:: Directive ::
The data below should be restated word for word, with every picture omitted.

## start

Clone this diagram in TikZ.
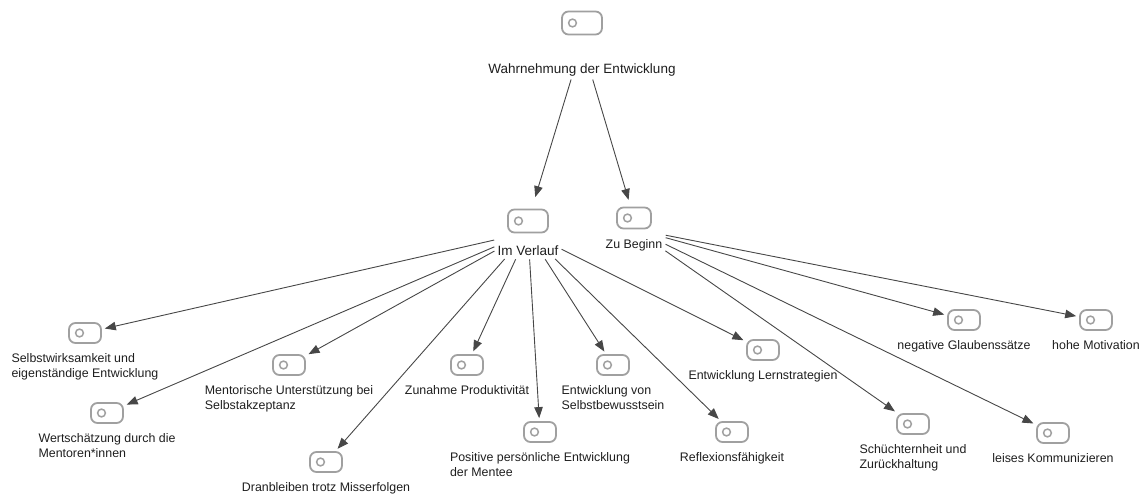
\documentclass[tikz,border=0pt]{standalone}
\usepackage{fontspec}
\setmainfont{Liberation Sans}
\usetikzlibrary{positioning}
\usetikzlibrary{fit}
\usetikzlibrary{arrows.meta}
\definecolor{icongray}{HTML}{A0A0A0}
\definecolor{edgegray}{HTML}{474747}
\definecolor{textgray}{HTML}{1E1E1E}

\begin{document}
\begin{tikzpicture}[x=1pt, y=-1pt,
    icon/.style={draw=icongray, line width=1.8pt, rounded corners=6.5pt, minimum width=32pt, minimum height=20pt, inner sep=0pt,
        path picture={\draw[icongray, line width=1.5pt] ([xshift=10.5pt]path picture bounding box.west) circle (3.9pt);}},
    bigicon/.style={icon, minimum width=40pt, minimum height=23pt},
    txt/.style={inner sep=0pt, text=textgray, align=left, font=\fontsize{12.4}{15}\selectfont},
    bigtxt/.style={txt, font=\fontsize{13.5}{16}\selectfont},
    group/.style={inner sep=1.5pt},
    edge/.style={draw=edgegray, line width=0.9pt, -{Triangle[length=11pt,width=8.5pt]}, shorten >=3pt, shorten <=1.5pt}]
    \useasboundingbox (0,0) rectangle (1141,494);

    \node[bigicon] (root) at (582,23) {};
    \node[bigtxt, below=28pt of root] (root-t) {Wahrnehmung der Entwicklung};
    \node[group, fit=(root)(root-t)] (root-all) {};

    \node[bigicon] (verlauf) at (528,221) {};
    \node[bigtxt, below=12.5pt of verlauf] (verlauf-t) {Im Verlauf};
    \node[group, fit=(verlauf)(verlauf-t)] (verlauf-all) {};

    \node[icon, minimum width=34pt, minimum height=21pt] (beginn) at (634,218) {};
    \node[txt, below=10pt of beginn] (beginn-t) {Zu Beginn};
    \node[group, fit=(beginn)(beginn-t)] (beginn-all) {};

    \node[icon] (sel) at (85,333) {};
    \node[txt, below=9.5pt of sel] (sel-t) {Selbstwirksamkeit und\\eigenständige Entwicklung};
    \node[icon] (wert) at (107,413) {};
    \node[txt, below=9.5pt of wert] (wert-t) {Wertschätzung durch die\\Mentoren*innen};
    \node[icon] (ment) at (289,365) {};
    \node[txt, below=9.5pt of ment] (ment-t) {Mentorische Unterstützung bei\\Selbstakzeptanz};
    \node[icon] (dran) at (326,462) {};
    \node[txt, below=9.5pt of dran] (dran-t) {Dranbleiben trotz Misserfolgen};
    \node[icon] (zun) at (467,365) {};
    \node[txt, below=9.5pt of zun] (zun-t) {Zunahme Produktivität};
    \node[icon] (pos) at (540,432) {};
    \node[txt, below=9.5pt of pos] (pos-t) {Positive persönliche Entwicklung\\der Mentee};
    \node[icon] (selbst) at (613,365) {};
    \node[txt, below=9.5pt of selbst] (selbst-t) {Entwicklung von\\Selbstbewusstsein};
    \node[icon] (refl) at (732,432) {};
    \node[txt, below=9.5pt of refl] (refl-t) {Reflexionsfähigkeit};
    \node[icon] (lern) at (763,350) {};
    \node[txt, below=9.5pt of lern] (lern-t) {Entwicklung Lernstrategien};

    \node[icon] (neg) at (964,320) {};
    \node[txt, below=9.5pt of neg] (neg-t) {negative Glaubenssätze};
    \node[icon] (hohe) at (1096,320) {};
    \node[txt, below=9.5pt of hohe] (hohe-t) {hohe Motivation};
    \node[icon] (schue) at (913,424) {};
    \node[txt, below=9.5pt of schue] (schue-t) {Schüchternheit und\\Zurückhaltung};
    \node[icon] (leis) at (1053,433) {};
    \node[txt, below=9.5pt of leis] (leis-t) {leises Kommunizieren};

    \draw[edge, shorten >=12pt] (root-all) -- (verlauf);
    \draw[edge, shorten >=7pt] (root-all) -- (beginn);

    \draw[edge] (verlauf-all) -- (sel);
    \draw[edge] (verlauf-all) -- (wert);
    \draw[edge] (verlauf-all) -- (ment);
    \draw[edge] (verlauf-all) -- (dran);
    \draw[edge] (verlauf-all) -- (zun);
    \draw[edge] (verlauf-all) -- (pos);
    \draw[edge] (verlauf-all) -- (selbst);
    \draw[edge] (verlauf-all) -- (refl);
    \draw[edge] (verlauf-all) -- (lern);

    \draw[edge] (beginn-all) -- (neg);
    \draw[edge] (beginn-all) -- (hohe);
    \draw[edge] (beginn-all) -- (schue);
    \draw[edge] (beginn-all) -- (leis);
\end{tikzpicture}
\end{document}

## end

:: Full solution ::
Clone this diagram in TikZ.
\documentclass[tikz,border=0pt]{standalone}
\usepackage{fontspec}
\setmainfont{Liberation Sans}
\usetikzlibrary{positioning}
\usetikzlibrary{fit}
\usetikzlibrary{arrows.meta}
\definecolor{icongray}{HTML}{A0A0A0}
\definecolor{edgegray}{HTML}{474747}
\definecolor{textgray}{HTML}{1E1E1E}

\begin{document}
\begin{tikzpicture}[x=1pt, y=-1pt,
    icon/.style={draw=icongray, line width=1.8pt, rounded corners=6.5pt, minimum width=32pt, minimum height=20pt, inner sep=0pt,
        path picture={\draw[icongray, line width=1.5pt] ([xshift=10.5pt]path picture bounding box.west) circle (3.9pt);}},
    bigicon/.style={icon, minimum width=40pt, minimum height=23pt},
    txt/.style={inner sep=0pt, text=textgray, align=left, font=\fontsize{12.4}{15}\selectfont},
    bigtxt/.style={txt, font=\fontsize{13.5}{16}\selectfont},
    group/.style={inner sep=1.5pt},
    edge/.style={draw=edgegray, line width=0.9pt, -{Triangle[length=11pt,width=8.5pt]}, shorten >=3pt, shorten <=1.5pt}]
    \useasboundingbox (0,0) rectangle (1141,494);

    \node[bigicon] (root) at (582,23) {};
    \node[bigtxt, below=28pt of root] (root-t) {Wahrnehmung der Entwicklung};
    \node[group, fit=(root)(root-t)] (root-all) {};

    \node[bigicon] (verlauf) at (528,221) {};
    \node[bigtxt, below=12.5pt of verlauf] (verlauf-t) {Im Verlauf};
    \node[group, fit=(verlauf)(verlauf-t)] (verlauf-all) {};

    \node[icon, minimum width=34pt, minimum height=21pt] (beginn) at (634,218) {};
    \node[txt, below=10pt of beginn] (beginn-t) {Zu Beginn};
    \node[group, fit=(beginn)(beginn-t)] (beginn-all) {};

    \node[icon] (sel) at (85,333) {};
    \node[txt, below=9.5pt of sel] (sel-t) {Selbstwirksamkeit und\\eigenständige Entwicklung};
    \node[icon] (wert) at (107,413) {};
    \node[txt, below=9.5pt of wert] (wert-t) {Wertschätzung durch die\\Mentoren*innen};
    \node[icon] (ment) at (289,365) {};
    \node[txt, below=9.5pt of ment] (ment-t) {Mentorische Unterstützung bei\\Selbstakzeptanz};
    \node[icon] (dran) at (326,462) {};
    \node[txt, below=9.5pt of dran] (dran-t) {Dranbleiben trotz Misserfolgen};
    \node[icon] (zun) at (467,365) {};
    \node[txt, below=9.5pt of zun] (zun-t) {Zunahme Produktivität};
    \node[icon] (pos) at (540,432) {};
    \node[txt, below=9.5pt of pos] (pos-t) {Positive persönliche Entwicklung\\der Mentee};
    \node[icon] (selbst) at (613,365) {};
    \node[txt, below=9.5pt of selbst] (selbst-t) {Entwicklung von\\Selbstbewusstsein};
    \node[icon] (refl) at (732,432) {};
    \node[txt, below=9.5pt of refl] (refl-t) {Reflexionsfähigkeit};
    \node[icon] (lern) at (763,350) {};
    \node[txt, below=9.5pt of lern] (lern-t) {Entwicklung Lernstrategien};

    \node[icon] (neg) at (964,320) {};
    \node[txt, below=9.5pt of neg] (neg-t) {negative Glaubenssätze};
    \node[icon] (hohe) at (1096,320) {};
    \node[txt, below=9.5pt of hohe] (hohe-t) {hohe Motivation};
    \node[icon] (schue) at (913,424) {};
    \node[txt, below=9.5pt of schue] (schue-t) {Schüchternheit und\\Zurückhaltung};
    \node[icon] (leis) at (1053,433) {};
    \node[txt, below=9.5pt of leis] (leis-t) {leises Kommunizieren};

    \draw[edge, shorten >=12pt] (root-all) -- (verlauf);
    \draw[edge, shorten >=7pt] (root-all) -- (beginn);

    \draw[edge] (verlauf-all) -- (sel);
    \draw[edge] (verlauf-all) -- (wert);
    \draw[edge] (verlauf-all) -- (ment);
    \draw[edge] (verlauf-all) -- (dran);
    \draw[edge] (verlauf-all) -- (zun);
    \draw[edge] (verlauf-all) -- (pos);
    \draw[edge] (verlauf-all) -- (selbst);
    \draw[edge] (verlauf-all) -- (refl);
    \draw[edge] (verlauf-all) -- (lern);

    \draw[edge] (beginn-all) -- (neg);
    \draw[edge] (beginn-all) -- (hohe);
    \draw[edge] (beginn-all) -- (schue);
    \draw[edge] (beginn-all) -- (leis);
\end{tikzpicture}
\end{document}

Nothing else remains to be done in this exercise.